Each joining edge 350a,355a, 360b, 365b also comprises a further cord projecting with respect to the corresponding part of the wall 265 in the opposite direction with respect to the duct 160.

The access mouth 240, the withdrawal mouth 245 and the connection mouths

165 are made only in the first portion 155a of the body 155.

In other words, the connection mouths 165, the withdrawal mouth 245 and the access mouth 240 are made in the first part 265a of the wall 265.

The second portion 155b of the body 155 does not have mouths or openings adapted for placing the duct 160 in communication with the outside, i.e. the second portion 265b of wall 265 is continuous along every cross section of the manifold 150.

The first portion 155a has, at the access mouth 240, a portion 410a of the first part 265a of the wall 265 projecting beyond the secant plane B and received in a recessed portion 415b of the second part 265b of the second portion 155b. The joining edges of the first portion 155a and of the second portion 155b follow the profile of the projecting portion 410a and of the recessed portion 415b. In this way, it is possible to make an access mouth of large dimensions with respect to the section of the duct without having to make said access mouth in part in the first portion and in part in the second portion.
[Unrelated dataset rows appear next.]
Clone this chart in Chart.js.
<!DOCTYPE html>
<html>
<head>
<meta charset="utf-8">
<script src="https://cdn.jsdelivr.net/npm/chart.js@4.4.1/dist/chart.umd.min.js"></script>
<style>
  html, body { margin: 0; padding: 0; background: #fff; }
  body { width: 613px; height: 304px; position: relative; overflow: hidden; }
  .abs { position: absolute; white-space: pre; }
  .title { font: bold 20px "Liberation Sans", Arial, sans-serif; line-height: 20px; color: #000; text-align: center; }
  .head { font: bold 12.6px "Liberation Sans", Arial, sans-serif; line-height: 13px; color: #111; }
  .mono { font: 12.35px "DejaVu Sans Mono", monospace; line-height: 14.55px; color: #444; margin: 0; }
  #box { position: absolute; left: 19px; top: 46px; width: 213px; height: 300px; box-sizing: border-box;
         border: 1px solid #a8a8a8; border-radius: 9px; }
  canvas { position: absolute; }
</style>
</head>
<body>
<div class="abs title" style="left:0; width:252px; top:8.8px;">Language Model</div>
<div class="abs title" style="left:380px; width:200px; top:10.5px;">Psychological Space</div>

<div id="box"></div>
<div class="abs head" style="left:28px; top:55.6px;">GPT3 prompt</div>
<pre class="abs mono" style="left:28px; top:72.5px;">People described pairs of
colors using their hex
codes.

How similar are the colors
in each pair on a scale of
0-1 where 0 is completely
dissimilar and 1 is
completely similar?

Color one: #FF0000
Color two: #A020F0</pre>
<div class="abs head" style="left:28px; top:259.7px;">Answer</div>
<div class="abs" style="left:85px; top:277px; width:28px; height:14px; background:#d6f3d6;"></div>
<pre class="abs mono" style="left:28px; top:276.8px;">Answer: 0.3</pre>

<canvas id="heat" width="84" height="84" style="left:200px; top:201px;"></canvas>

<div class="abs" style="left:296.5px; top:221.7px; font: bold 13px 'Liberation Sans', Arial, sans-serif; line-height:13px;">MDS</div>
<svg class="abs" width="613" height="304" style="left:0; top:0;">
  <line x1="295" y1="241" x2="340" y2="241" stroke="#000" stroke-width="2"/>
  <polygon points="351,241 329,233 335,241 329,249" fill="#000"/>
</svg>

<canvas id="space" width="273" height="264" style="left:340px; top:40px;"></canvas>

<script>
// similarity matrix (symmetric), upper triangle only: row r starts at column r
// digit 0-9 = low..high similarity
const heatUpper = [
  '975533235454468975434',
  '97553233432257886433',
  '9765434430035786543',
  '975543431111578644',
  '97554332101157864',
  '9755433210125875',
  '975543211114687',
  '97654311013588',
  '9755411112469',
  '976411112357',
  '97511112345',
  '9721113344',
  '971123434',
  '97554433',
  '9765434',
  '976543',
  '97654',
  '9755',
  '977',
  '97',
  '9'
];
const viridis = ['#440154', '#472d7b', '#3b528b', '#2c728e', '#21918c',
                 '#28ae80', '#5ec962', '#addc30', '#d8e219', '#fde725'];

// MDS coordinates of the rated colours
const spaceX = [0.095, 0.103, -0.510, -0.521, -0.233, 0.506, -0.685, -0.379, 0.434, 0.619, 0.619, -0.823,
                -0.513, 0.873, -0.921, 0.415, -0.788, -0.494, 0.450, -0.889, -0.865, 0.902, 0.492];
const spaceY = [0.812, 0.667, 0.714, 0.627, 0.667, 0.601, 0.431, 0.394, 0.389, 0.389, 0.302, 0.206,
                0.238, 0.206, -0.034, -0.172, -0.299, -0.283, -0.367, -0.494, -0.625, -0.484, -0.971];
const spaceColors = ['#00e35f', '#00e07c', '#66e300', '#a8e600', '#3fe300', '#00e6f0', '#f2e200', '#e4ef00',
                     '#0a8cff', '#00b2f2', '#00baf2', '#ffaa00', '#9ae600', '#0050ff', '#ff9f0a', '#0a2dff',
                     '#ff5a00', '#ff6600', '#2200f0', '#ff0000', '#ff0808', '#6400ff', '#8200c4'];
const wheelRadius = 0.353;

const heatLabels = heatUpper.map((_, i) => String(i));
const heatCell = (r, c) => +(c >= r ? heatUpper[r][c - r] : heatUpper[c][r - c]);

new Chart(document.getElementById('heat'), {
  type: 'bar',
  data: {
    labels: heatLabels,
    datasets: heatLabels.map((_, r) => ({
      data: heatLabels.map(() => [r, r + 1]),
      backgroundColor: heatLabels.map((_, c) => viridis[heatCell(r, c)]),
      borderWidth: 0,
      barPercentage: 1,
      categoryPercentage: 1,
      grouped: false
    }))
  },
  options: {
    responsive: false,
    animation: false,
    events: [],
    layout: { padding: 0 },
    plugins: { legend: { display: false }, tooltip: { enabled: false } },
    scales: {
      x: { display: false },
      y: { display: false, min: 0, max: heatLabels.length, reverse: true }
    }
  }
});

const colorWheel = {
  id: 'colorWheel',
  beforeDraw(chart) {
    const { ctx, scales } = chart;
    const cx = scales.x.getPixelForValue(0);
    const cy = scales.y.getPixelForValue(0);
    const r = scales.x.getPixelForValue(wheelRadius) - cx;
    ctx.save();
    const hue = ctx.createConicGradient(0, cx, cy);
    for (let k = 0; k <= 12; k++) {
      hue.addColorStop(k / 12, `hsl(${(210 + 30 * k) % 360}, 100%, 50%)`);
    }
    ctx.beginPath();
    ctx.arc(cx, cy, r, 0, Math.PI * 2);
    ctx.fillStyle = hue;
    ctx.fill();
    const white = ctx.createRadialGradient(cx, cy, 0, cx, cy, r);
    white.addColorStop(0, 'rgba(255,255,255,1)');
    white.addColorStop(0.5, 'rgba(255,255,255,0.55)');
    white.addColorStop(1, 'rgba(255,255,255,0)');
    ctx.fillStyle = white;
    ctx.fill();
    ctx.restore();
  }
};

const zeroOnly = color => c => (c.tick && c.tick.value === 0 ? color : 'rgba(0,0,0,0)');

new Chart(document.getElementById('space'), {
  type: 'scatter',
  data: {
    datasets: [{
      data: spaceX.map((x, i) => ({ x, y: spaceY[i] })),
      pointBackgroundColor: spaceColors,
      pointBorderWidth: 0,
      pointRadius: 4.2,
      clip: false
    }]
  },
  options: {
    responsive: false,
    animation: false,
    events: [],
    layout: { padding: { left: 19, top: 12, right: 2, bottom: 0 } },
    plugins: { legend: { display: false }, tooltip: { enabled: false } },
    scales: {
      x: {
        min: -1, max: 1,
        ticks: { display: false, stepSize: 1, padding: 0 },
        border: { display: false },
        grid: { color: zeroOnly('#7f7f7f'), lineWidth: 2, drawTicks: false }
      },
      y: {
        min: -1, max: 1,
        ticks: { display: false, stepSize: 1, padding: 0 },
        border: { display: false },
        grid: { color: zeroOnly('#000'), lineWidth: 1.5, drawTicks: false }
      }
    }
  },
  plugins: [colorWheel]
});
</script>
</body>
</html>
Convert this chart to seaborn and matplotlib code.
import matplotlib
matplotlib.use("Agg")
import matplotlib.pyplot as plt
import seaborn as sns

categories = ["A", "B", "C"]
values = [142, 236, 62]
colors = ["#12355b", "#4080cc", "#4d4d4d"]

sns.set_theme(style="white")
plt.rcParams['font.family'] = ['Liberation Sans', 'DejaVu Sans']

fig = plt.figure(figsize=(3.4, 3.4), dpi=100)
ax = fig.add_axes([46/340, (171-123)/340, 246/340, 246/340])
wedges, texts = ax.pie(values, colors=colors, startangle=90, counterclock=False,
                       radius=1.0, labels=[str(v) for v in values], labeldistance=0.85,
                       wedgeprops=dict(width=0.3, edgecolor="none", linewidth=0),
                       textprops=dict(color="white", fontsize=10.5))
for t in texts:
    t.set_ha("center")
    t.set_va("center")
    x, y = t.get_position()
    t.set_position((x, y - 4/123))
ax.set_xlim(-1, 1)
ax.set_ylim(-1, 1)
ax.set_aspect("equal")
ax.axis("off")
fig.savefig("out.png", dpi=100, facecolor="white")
Every portion 155a,155b consists of a monoblock made of plastic material, for example by injection molding.

It should be specified that the term monoblock is meant to indicate an object devoid of joining points, i.e. not made by the union of plural parts and in which any section consists of the same body.

Furthermore, the term monoblock body is meant to indicate a body consisting of the solidification of a single volume of a fluid. The plastic material of which each portion 155a,155b consists can for example be polyethylene, polypropylene or polyamide.
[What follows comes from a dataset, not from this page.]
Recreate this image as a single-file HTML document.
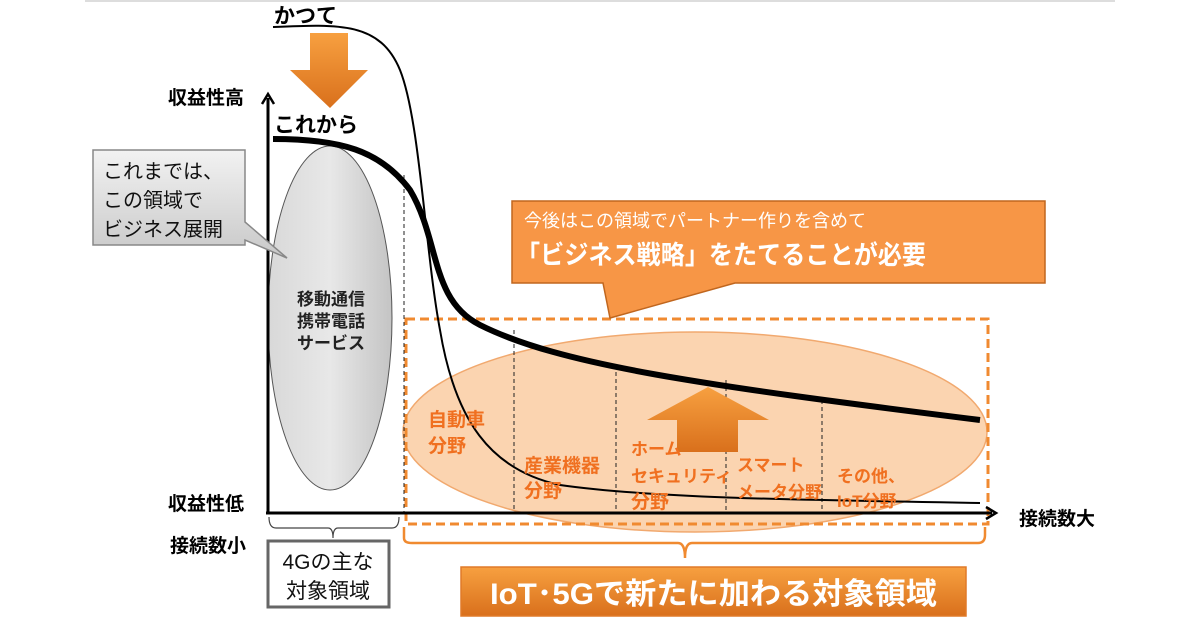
<!DOCTYPE html>
<html><head><meta charset="utf-8"><style>
html,body{margin:0;padding:0;background:#fff;width:1200px;height:630px;overflow:hidden}
svg text{font-family:"Liberation Sans","Noto Sans CJK JP",sans-serif;font-weight:bold}
</style></head><body>
<svg width="1200" height="630" viewBox="0 0 1200 630" xmlns="http://www.w3.org/2000/svg">
<defs>
<linearGradient id="og" x1="0" y1="0" x2="0" y2="1"><stop offset="0" stop-color="#f7a040"/><stop offset="1" stop-color="#d9701c"/></linearGradient>
<linearGradient id="gg" x1="0" y1="0" x2="0" y2="1"><stop offset="0" stop-color="#f2f2f2"/><stop offset="1" stop-color="#c8c8c8"/></linearGradient>
<linearGradient id="eg" x1="0" y1="0" x2="1" y2="0"><stop offset="0" stop-color="#d8d8d8"/><stop offset="0.5" stop-color="#e8e8e8"/><stop offset="1" stop-color="#c4c4c4"/></linearGradient>
</defs>
<line x1="85" y1="1" x2="1115" y2="1" stroke="#ddd" stroke-width="2"/>
<ellipse cx="695" cy="432" rx="292" ry="100" fill="#fbd0a8" stroke="#f0a060" stroke-width="1.5" opacity="0.9"/>
<ellipse cx="330" cy="318" rx="62" ry="172" fill="url(#eg)" stroke="#555" stroke-width="1"/>
<g stroke="#222" stroke-width="1" stroke-dasharray="4,3">
<line x1="404" y1="175" x2="404" y2="513"/>
<line x1="514" y1="330" x2="514" y2="513"/>
<line x1="616" y1="365" x2="616" y2="513"/>
<line x1="726" y1="380" x2="726" y2="513"/>
<line x1="822" y1="400" x2="822" y2="513"/>
</g>
<rect x="406" y="319" width="582" height="205" fill="none" stroke="#f08a30" stroke-width="3" stroke-dasharray="9,5"/>
<line x1="266" y1="513" x2="992" y2="513" stroke="#000" stroke-width="3"/>
<polyline points="986,507 996,513 986,519" fill="none" stroke="#000" stroke-width="2.5"/>
<path d="M273,27 C340,24 380,22 400,70 C420,120 425,250 440,330 C455,420 490,470 560,485 C650,498 800,500 980,503" fill="none" stroke="#000" stroke-width="2"/>
<path d="M273,139 C340,139 380,150 410,190 C440,240 430,300 480,325 C560,365 700,385 980,420" fill="none" stroke="#000" stroke-width="6"/>
<polygon points="708,387 769,420 738,420 738,452 677,452 677,420 647,420" fill="url(#og)"/>
<line x1="268" y1="98" x2="268" y2="514" stroke="#000" stroke-width="3"/>
<polyline points="262,104 268,94 274,104" fill="none" stroke="#000" stroke-width="2.5"/>
<polygon points="310,33 348,33 348,70 368,70 330,108 290,70 310,70" fill="url(#og)"/>
<text x="274" y="23" font-size="21">かつて</text>
<text x="274" y="132" font-size="21">これから</text>
<text x="168" y="104" font-size="19">収益性高</text>
<text x="168" y="510" font-size="19">収益性低</text>
<text x="170" y="552" font-size="19">接続数小</text>
<text x="1019" y="525" font-size="19">接続数大</text>
<path d="M93,150 H245 V222 L287,258 L245,240 V245 H93 Z" fill="url(#gg)" stroke="#888" stroke-width="1.5"/>
<g font-size="20" fill="#111">
<text x="103" y="178" style="font-weight:normal">これまでは、</text>
<text x="103" y="207" style="font-weight:normal">この領域で</text>
<text x="103" y="236" style="font-weight:normal">ビジネス展開</text>
</g>
<g font-size="17" fill="#222" text-anchor="middle">
<text x="331" y="305">移動通信</text>
<text x="331" y="327">携帯電話</text>
<text x="331" y="349">サービス</text>
</g>
<path d="M512,201 H1045 V283 H735 L610,318 L603,283 H512 Z" fill="#f79646" stroke="#c0661e" stroke-width="1.5"/>
<text x="524" y="227" font-size="18" fill="#fff" style="font-weight:normal">今後はこの領域でパートナー作りを含めて</text>
<text x="516" y="264" font-size="26" fill="#fff" textLength="410" lengthAdjust="spacingAndGlyphs">「ビジネス戦略」をたてることが必要</text>
<g font-size="19" fill="#f07020">
<text x="428" y="426">自動車</text><text x="428" y="452">分野</text>
<text x="524" y="472">産業機器</text><text x="524" y="497">分野</text>
<text x="631" y="455" font-size="17">ホーム</text><text x="631" y="482" font-size="17">セキュリティ</text><text x="631" y="508">分野</text>
<text x="737" y="471" font-size="17">スマート</text><text x="737" y="498" font-size="17">メータ分野</text>
<text x="837" y="482" font-size="17">その他、</text><text x="837" y="507" font-size="17">IoT分野</text>
</g>
<path d="M269,517 Q269,528 276,528 H328 Q333,528 333,538 Q333,528 338,528 H392 Q399,528 399,517" fill="none" stroke="#444" stroke-width="1.2"/>
<rect x="268" y="541" width="121" height="66" fill="#fff" stroke="#666" stroke-width="3"/>
<text x="328" y="569" font-size="21" fill="#111" text-anchor="middle" style="font-weight:normal">4Gの主な</text>
<text x="328" y="598" font-size="21" fill="#111" text-anchor="middle" style="font-weight:normal">対象領域</text>
<path d="M404,527 V538 Q404,543 412,543 H678 Q685,543 685,558 Q685,543 692,543 H978 Q985,543 985,535 V527" fill="none" stroke="#f08a30" stroke-width="2.5"/>
<rect x="461" y="567" width="505" height="49" fill="url(#og)" stroke="#e07a28" stroke-width="1.5"/>
<text x="490" y="604" font-size="30" fill="#fff" textLength="447" lengthAdjust="spacingAndGlyphs">IoT･5Gで新たに加わる対象領域</text>
</svg>
</body></html>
The first portion 155a and the second portion 155b are joined by welding to form the body 155.

For example, the first portion 155a and the second portion 155b are joined by friction welding.

In particular, each cord 390b,395b of the second portion 155b is pressed and simultaneously moved cyclically, i.e. rubbed, against the respective surface 370a, 375a of the joining edge 350a,355a of the first portion 155a until the material is brought into the plastic phase, after which the first portion 155a and the second portion 155b are kept pressed without relative movement between the two parts until the material has cooled down.

The delivery manifold 150 is fixed to the pump 10 through threaded members inserted, through the through holes 230 of every fixing plate 225, in suitable threaded elements, for example nuts, inserted in the corresponding heads 45. The delivery manifold 150 is fixed so that every connection mouth 165 faces onto the outer opening 65 of a respective delivery duct 50.

Moreover, every centering ring 170 is inserted, for example with low clearance, in a seat 175 formed in a respective opening 65 of a delivery duct 50.

In practice, the outer surface 180 of the centering ring 170 is inserted in contact in a matching inner surface 185, for example cylindrical, of the seat 175.

In addition, when the delivery manifold 150 is fixed to the pump 10, the central opening 260 of the outer surface 255 of the body 155 embraces, with substantial clearance, the grooved shank 30 of the shaft 25 and for example, a protective collar of said grooved shank (not illustrated in the figures).

Between every connection mouth 165 of the delivery manifold 150 and every respective pumping chamber 15 an automatic unidirectional valve 195 is arranged, which is housed in a seat 190 formed in a respective delivery duct 50. The invention thus conceived can undergo numerous modifications and variants all of which are encompassed by the inventive concept.

Moreover, all of the details can be replaced by other technically equivalent elements. In practice, the materials used, as well as the contingent shapes and sizes, can be whatever according to the requirements without for this reason departing from the scope of protection of the following claims.